Workers ordered to ‘take cover’ near Hanford nuclear reservation

Published 1:43 pm Wednesday, September 1, 2021

HANFORD — Workers in the 200 West Area at the center of the Hanford nuclear reservation were ordered to take cover for almost four hours Wednesday, Sept. 1.

Access to the site was restricted and the Rattlesnake Barricade secure entrance to the site was closed as a precaution. No action was necessary for the public, according to the Department of Energy.

Most Popular

The take cover order was issued after two work crews at the REDOX facility in the 200 West Area noticed an unusual odor, said Hanford officials.

During a take cover alert, workers are told to go inside the nearest facility and close windows and doors.

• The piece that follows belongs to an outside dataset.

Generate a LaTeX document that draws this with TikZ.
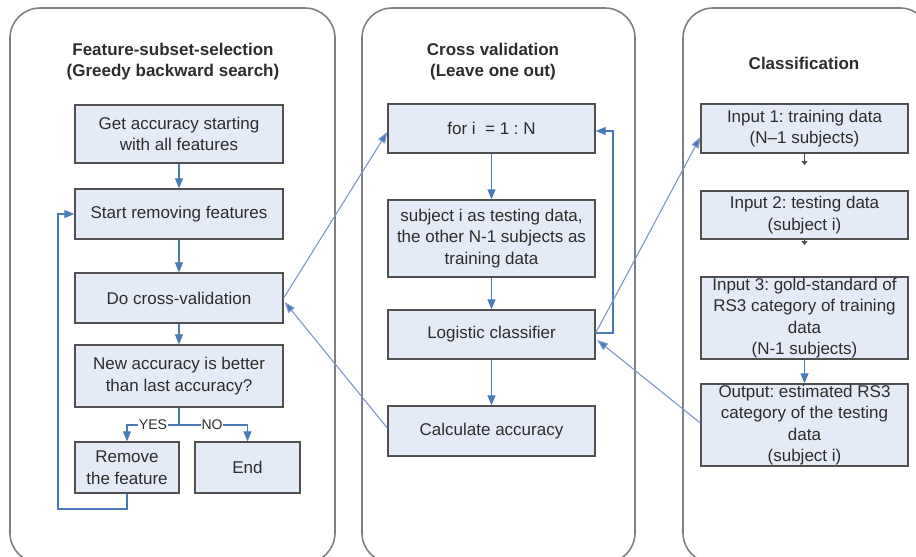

No radiation or chemical contamination above background levels was detected and about 11 a.m. some workers were being allowed to leave the buildings.

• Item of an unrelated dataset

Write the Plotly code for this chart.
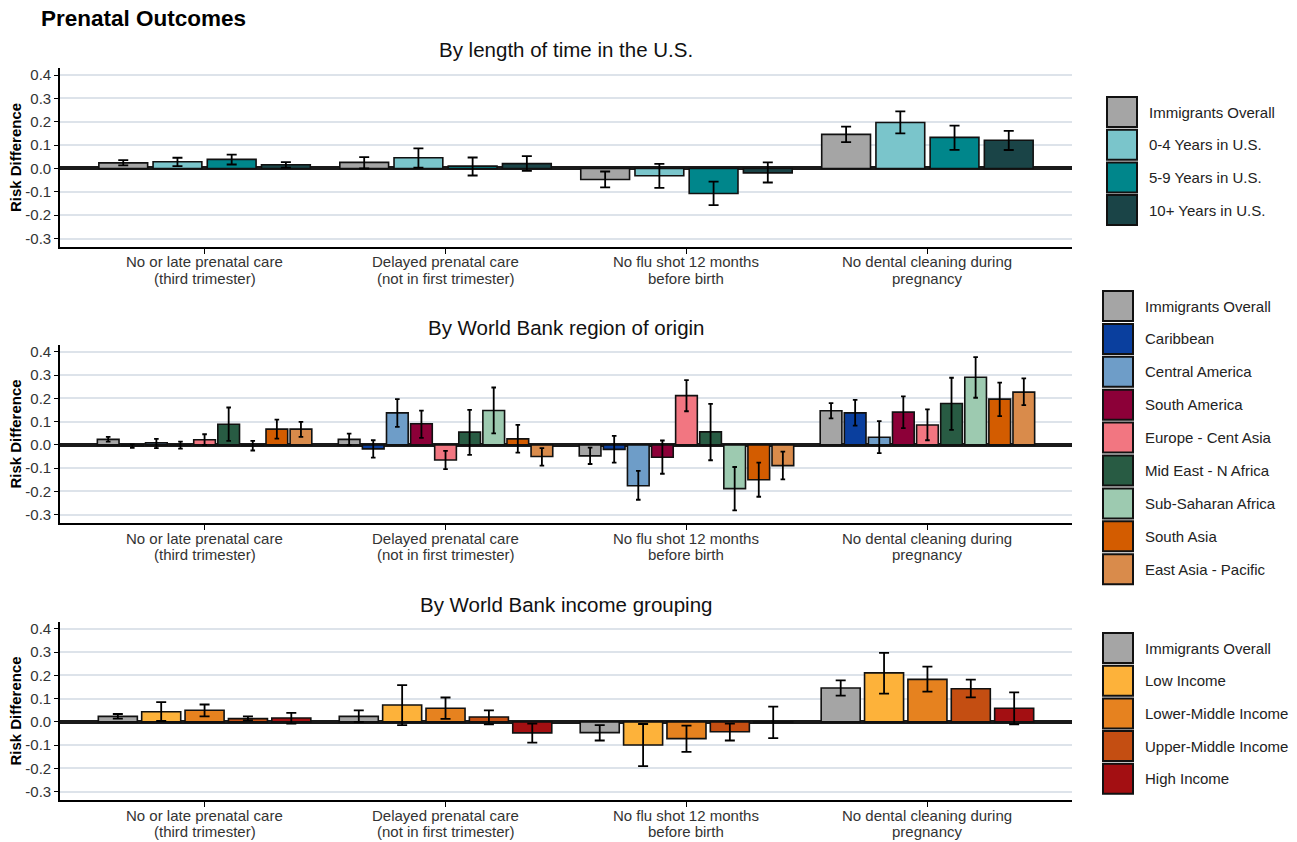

The take cover order for workers closest to the REDOX plant was lifted about noon.

No injuries were reported, and Hanford workers who smelled the odors were encouraged to visit Hanford’s onsite medical provider if they have concerns.

Some Hanford workers have reported serious respiratory and neurological illnesses they suspect are linked to exposure to chemical vapors after smelling odors where waste from Hanford’s defunct reprocessing plants is stored in underground tanks.

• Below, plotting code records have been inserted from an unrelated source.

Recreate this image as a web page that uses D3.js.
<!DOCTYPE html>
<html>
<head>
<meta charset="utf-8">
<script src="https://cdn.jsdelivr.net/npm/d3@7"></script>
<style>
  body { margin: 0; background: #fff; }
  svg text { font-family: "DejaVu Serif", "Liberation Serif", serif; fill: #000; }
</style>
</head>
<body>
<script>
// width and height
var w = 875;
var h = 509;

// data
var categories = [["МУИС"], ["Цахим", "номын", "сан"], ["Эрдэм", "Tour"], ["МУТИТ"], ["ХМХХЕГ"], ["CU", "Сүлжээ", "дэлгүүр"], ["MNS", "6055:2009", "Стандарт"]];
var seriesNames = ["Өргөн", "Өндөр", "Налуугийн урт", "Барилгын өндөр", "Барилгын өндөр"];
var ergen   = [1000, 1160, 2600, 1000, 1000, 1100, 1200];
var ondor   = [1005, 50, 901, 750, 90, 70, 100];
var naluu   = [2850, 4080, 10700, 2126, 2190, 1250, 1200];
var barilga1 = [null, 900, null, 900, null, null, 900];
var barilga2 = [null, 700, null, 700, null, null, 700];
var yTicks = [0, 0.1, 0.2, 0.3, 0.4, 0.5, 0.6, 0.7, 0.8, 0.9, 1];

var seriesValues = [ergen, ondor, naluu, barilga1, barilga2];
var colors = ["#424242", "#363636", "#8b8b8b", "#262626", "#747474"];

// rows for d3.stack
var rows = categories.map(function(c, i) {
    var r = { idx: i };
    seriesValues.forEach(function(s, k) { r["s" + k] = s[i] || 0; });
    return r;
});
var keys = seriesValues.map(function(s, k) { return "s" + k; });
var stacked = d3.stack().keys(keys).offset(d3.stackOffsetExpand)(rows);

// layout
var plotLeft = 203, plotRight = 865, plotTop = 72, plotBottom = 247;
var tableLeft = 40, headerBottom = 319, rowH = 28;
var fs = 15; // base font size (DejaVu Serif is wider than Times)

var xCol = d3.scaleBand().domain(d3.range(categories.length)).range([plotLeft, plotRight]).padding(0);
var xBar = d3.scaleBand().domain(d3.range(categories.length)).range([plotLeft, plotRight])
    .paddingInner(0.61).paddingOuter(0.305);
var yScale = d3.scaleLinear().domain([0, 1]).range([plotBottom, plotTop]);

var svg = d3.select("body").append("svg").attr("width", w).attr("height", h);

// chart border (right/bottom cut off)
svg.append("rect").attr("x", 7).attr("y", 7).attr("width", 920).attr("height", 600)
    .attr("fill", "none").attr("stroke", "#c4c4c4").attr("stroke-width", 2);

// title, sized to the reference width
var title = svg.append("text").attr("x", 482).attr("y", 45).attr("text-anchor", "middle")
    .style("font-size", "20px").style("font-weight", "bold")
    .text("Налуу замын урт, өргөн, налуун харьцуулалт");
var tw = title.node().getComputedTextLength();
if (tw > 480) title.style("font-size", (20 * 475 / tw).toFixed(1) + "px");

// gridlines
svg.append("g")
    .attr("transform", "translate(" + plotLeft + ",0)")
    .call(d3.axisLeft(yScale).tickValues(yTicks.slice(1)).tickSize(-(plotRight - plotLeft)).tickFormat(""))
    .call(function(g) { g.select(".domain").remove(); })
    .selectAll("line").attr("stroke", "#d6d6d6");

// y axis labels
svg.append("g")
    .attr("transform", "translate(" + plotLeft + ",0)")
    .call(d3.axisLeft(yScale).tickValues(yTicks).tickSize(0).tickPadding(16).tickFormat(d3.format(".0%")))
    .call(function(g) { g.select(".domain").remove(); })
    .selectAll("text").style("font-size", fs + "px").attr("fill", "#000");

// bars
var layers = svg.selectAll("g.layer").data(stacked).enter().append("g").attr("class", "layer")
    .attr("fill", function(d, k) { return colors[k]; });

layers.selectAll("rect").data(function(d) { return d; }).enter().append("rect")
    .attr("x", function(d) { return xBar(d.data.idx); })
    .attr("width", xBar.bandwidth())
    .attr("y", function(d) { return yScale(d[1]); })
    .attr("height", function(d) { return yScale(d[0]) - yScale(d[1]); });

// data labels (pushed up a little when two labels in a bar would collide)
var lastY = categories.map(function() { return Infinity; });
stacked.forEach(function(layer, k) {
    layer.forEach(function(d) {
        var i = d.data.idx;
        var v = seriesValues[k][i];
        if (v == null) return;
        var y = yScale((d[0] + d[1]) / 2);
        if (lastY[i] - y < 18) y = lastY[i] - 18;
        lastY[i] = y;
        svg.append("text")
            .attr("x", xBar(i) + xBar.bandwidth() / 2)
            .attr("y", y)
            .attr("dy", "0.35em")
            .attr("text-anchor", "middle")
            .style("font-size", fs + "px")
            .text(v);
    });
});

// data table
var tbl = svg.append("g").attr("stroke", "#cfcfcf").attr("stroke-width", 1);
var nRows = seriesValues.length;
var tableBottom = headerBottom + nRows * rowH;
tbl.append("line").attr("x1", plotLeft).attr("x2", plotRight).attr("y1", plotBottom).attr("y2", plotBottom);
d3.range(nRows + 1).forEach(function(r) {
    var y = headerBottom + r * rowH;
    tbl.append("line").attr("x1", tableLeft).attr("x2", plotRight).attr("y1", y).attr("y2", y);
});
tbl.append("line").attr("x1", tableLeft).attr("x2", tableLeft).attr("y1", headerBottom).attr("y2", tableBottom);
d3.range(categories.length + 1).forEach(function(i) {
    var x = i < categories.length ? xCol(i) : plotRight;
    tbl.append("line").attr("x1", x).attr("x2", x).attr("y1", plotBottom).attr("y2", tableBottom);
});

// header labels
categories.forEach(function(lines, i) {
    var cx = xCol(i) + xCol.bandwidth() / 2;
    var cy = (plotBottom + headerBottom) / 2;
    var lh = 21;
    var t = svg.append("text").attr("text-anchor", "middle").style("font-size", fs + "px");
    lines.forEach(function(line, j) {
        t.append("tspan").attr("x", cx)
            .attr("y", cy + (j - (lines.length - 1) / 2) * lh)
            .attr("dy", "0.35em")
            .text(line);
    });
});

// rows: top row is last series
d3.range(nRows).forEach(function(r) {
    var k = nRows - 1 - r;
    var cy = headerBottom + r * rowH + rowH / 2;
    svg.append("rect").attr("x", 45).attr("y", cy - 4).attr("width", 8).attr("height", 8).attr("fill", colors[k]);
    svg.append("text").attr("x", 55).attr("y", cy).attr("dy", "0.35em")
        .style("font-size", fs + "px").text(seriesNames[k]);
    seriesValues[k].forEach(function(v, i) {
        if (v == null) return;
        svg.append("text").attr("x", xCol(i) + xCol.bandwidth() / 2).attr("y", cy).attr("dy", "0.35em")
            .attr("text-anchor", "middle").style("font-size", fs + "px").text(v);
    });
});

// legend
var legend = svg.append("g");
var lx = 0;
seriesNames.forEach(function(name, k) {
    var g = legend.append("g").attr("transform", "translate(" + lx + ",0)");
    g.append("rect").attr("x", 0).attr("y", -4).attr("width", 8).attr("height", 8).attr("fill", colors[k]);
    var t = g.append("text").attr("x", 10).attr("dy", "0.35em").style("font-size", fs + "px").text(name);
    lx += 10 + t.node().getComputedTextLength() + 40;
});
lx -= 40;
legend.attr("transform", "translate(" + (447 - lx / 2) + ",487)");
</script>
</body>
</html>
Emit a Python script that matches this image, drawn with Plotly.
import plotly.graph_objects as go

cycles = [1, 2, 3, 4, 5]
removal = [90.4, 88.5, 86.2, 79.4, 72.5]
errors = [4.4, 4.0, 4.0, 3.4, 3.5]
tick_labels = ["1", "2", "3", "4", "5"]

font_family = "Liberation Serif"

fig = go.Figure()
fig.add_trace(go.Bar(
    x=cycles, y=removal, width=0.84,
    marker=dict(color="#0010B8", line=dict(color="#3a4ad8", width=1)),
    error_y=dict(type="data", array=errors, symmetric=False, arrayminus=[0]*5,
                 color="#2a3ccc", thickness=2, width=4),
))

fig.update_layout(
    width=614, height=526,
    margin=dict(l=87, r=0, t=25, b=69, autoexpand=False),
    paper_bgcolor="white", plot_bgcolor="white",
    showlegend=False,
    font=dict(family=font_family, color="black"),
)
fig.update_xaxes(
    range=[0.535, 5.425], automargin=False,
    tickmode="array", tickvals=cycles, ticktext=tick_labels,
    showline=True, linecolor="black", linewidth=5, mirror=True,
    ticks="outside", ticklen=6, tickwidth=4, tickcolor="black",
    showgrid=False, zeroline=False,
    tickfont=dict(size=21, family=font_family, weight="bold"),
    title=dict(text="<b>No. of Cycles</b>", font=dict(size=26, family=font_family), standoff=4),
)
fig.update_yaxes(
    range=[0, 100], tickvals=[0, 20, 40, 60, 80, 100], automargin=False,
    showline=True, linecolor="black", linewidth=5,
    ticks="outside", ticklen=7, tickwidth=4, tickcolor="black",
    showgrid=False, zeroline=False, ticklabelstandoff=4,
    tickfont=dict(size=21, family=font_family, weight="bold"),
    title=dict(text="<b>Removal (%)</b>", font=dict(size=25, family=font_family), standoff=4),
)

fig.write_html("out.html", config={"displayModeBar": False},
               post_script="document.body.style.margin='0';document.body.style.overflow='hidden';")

The two crews who reported the odors were doing work outside the REDOX plant.

One was there with well drilling equipment, and the other crew was using equipment at ground level to scan for buried materials in preparation for excavation work, according to Hanford officials.

Some digging is planned to install a ventilation system for the REDOX plant for continued work to remove some radioactive and hazardous chemical contamination within the plant to prepare it for eventual demolition. The new ventilation system will improve airflow and filtration to enhance worker safety.

The huge REDOX, or Reduction-Oxidation, plant operated from 1952 through 1967 to chemically separate plutonium from irradiated uranium fuel rods. It is 470 feet long and 160 feet wide, and 60 feet tall, with additional underground processing area.

The plant processed about 24,000 tons of uranium fuel rods, eight times more fuel per day than earlier processing plants.

It remains highly contaminated with radioactive and other hazardous chemical waste.

Under the previous Hanford contractor in charge of the plant, demolition was not scheduled until about 2032, or possibly later because the nearby 222-S Laboratory in central Hanford will be needed to support cleanup efforts for another 30 to 40 years.

Central Plateau Cleanup Co., which has held the contract for cleanup in the center of the Hanford site since early this year, has not been given a time for demolition of the plant.

The 580-square-mile Hanford site in Eastern Washington was used from World War II through the Cold War to produce about two-thirds of the plutonium for the nation’s nuclear weapons program.

Now about $2.5 billion a year is being spent by the U.S. Department of Energy on environmental cleanup there, including removal of contaminated buildings, digging up buried waste and contaminated soil and decontaminating ground water.